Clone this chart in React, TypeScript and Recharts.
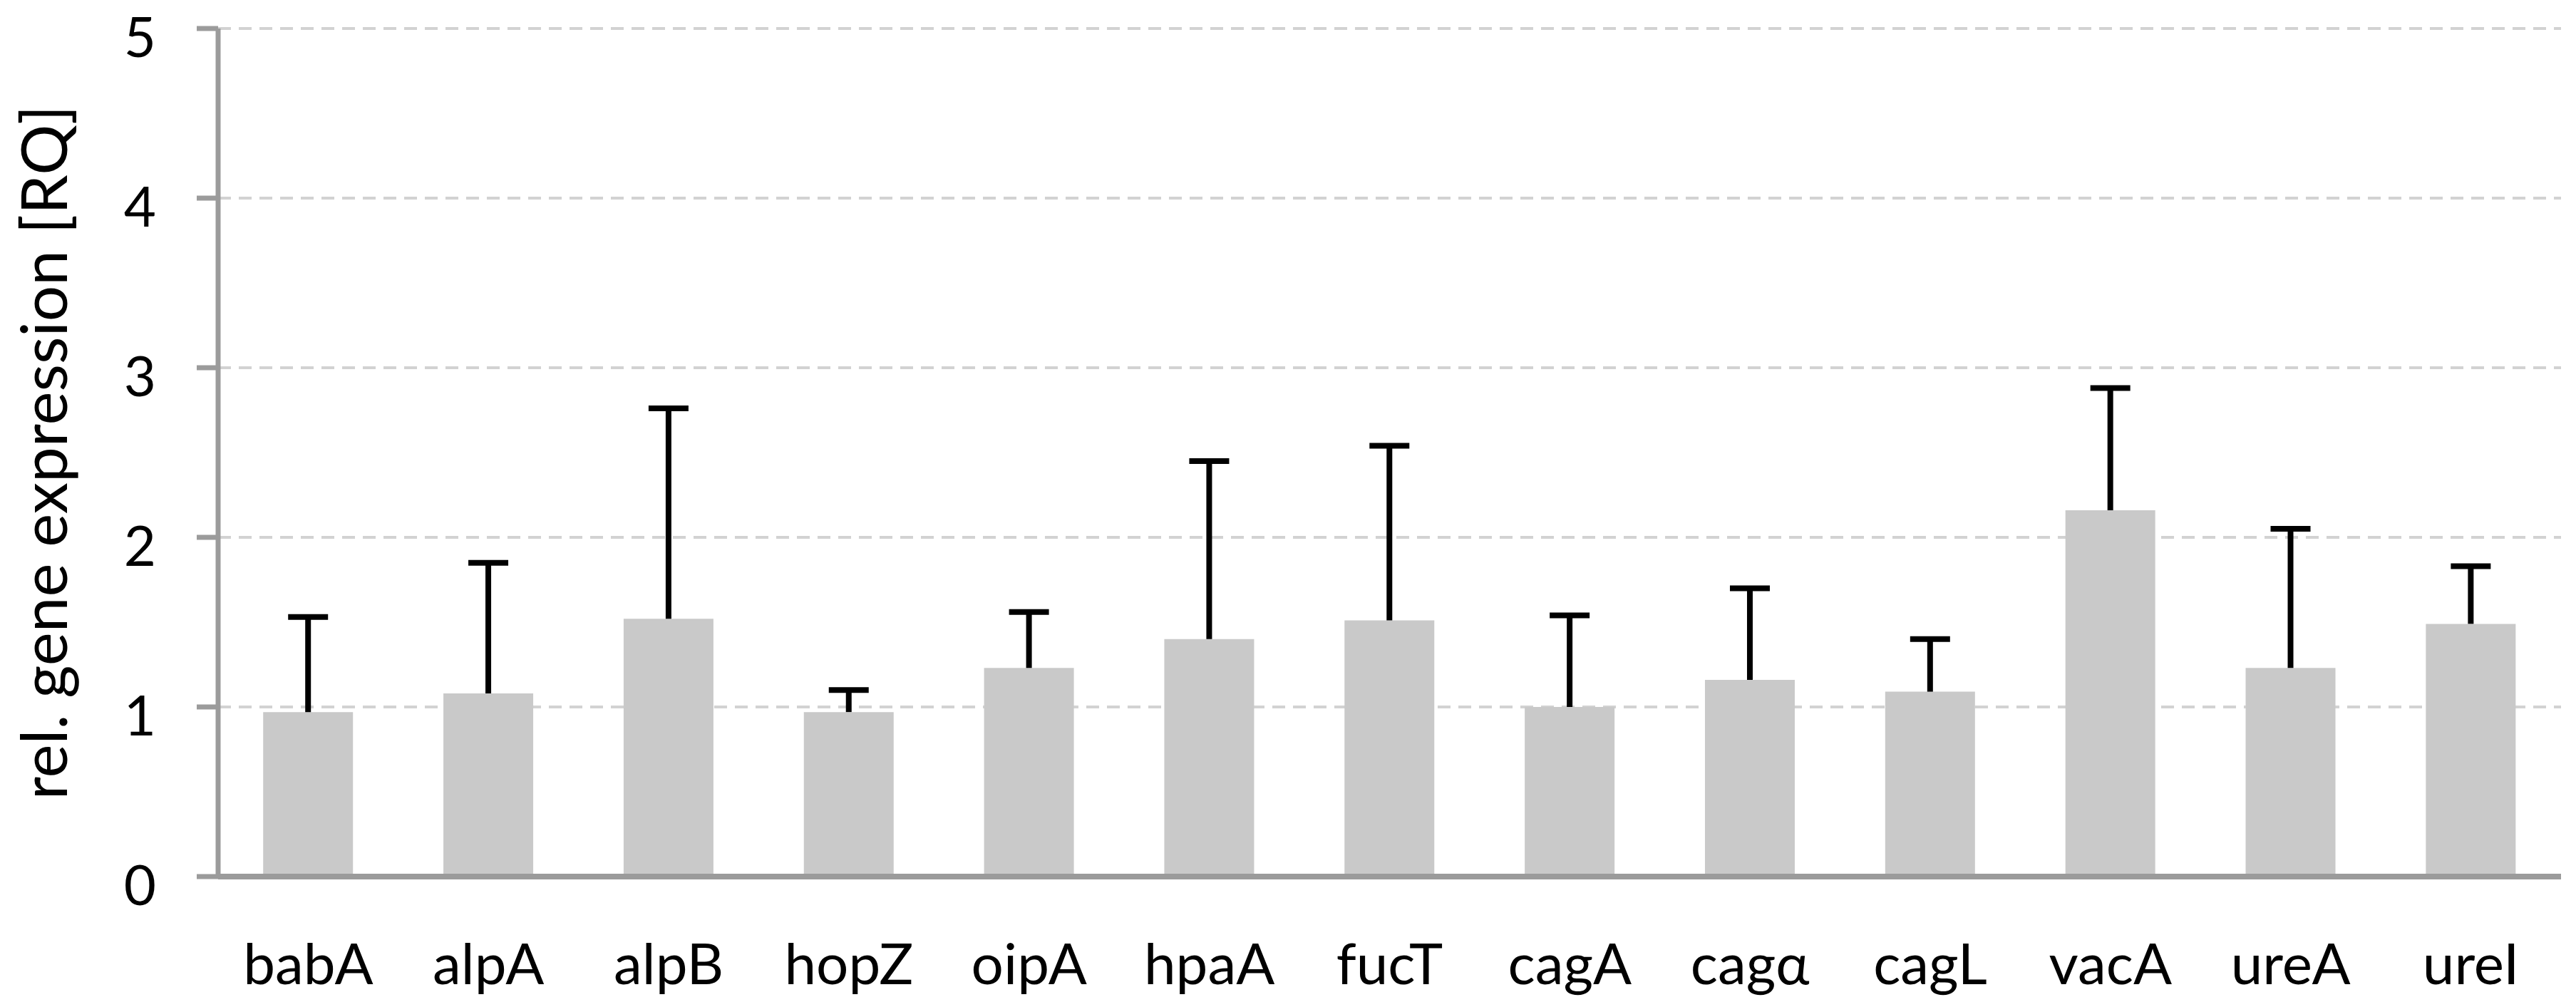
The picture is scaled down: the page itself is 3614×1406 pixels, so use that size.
import { Bar, BarChart, CartesianGrid, XAxis, YAxis } from 'recharts';

const genes = ['babA', 'alpA', 'alpB', 'hopZ', 'oipA', 'hpaA', 'fucT', 'cagA', 'cagα', 'cagL', 'vacA', 'ureA', 'ureI'];
const rq = [0.97, 1.08, 1.52, 0.97, 1.23, 1.4, 1.51, 1.0, 1.16, 1.09, 2.16, 1.23, 1.49];
const rqError = [0.56, 0.77, 1.24, 0.13, 0.33, 1.05, 1.03, 0.54, 0.54, 0.31, 0.72, 0.82, 0.34];
const yTicks = [0, 1, 2, 3, 4, 5];

const FONT = 'Lato, "Open Sans", sans-serif';
const AXIS_GREY = '#9b9b9b';

// 上误差线：叠在柱子上方的透明段，只画竖线和顶端横帽
function ErrorCap(props: any) {
  const { x, y, width, height } = props;
  if (!height) return null;
  const cx = x + width / 2;
  return (
    <g>
      <line x1={cx} x2={cx} y1={y + height} y2={y} stroke="#000" strokeWidth={8} />
      <line x1={cx - 28} x2={cx + 28} y1={y} y2={y} stroke="#000" strokeWidth={8} />
    </g>
  );
}

function YTick({ x, y, payload }: any) {
  return (
    <text x={x} y={y} dy={40} textAnchor="end" fontSize={78} fontFamily={FONT} fill="#000">
      {payload.value}
    </text>
  );
}

function YLabel({ viewBox }: any) {
  const cx = 94;
  const cy = viewBox.y + viewBox.height / 2;
  return (
    <text
      x={cx}
      y={cy}
      transform={`rotate(-90, ${cx}, ${cy})`}
      textAnchor="middle"
      fontSize={89}
      fontFamily={FONT}
      fill="#000"
    >
      rel. gene expression [RQ]
    </text>
  );
}

export default function App() {
  const data = genes.map((g, i) => ({ gene: g, value: rq[i], err: rqError[i] }));

  return (
    <div style={{ position: 'fixed', left: 0, top: 0, background: '#fff' }}>
      <BarChart
        width={3614}
        height={1406}
        data={data}
        margin={{ top: 40, right: 21, left: 0, bottom: 0 }}
        barCategoryGap="25%"
      >
        <CartesianGrid
          vertical={false}
          stroke="#d2d2d2"
          strokeWidth={4}
          strokeDasharray="18 11"
        />
        <XAxis
          dataKey="gene"
          height={176}
          interval={0}
          tickLine={false}
          tickSize={0}
          tickMargin={94}
          axisLine={{ stroke: AXIS_GREY, strokeWidth: 8 }}
          tick={{ fontSize: 80, fill: '#000', fontFamily: FONT }}
        />
        <YAxis
          width={306}
          domain={[0, 5]}
          ticks={yTicks}
          interval={0}
          tickSize={30}
          tickMargin={57}
          axisLine={{ stroke: AXIS_GREY, strokeWidth: 7 }}
          tickLine={{ stroke: AXIS_GREY, strokeWidth: 7 }}
          tick={<YTick />}
          label={<YLabel />}
        />
        <Bar dataKey="value" stackId="a" fill="#c9c9c9" isAnimationActive={false} />
        <Bar dataKey="err" stackId="a" shape={<ErrorCap />} isAnimationActive={false} />
      </BarChart>
    </div>
  );
}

_SET TASK_
Repeat the lines above, starting at the first and stopping after the line that holds "CartesianGrid, XAxis, YAxis", with the pictures left out.

_CORRECT OUTPUT_
Clone this chart in React, TypeScript and Recharts.
The picture is scaled down: the page itself is 3614×1406 pixels, so use that size.
import { Bar, BarChart, CartesianGrid, XAxis, YAxis } from 'recharts';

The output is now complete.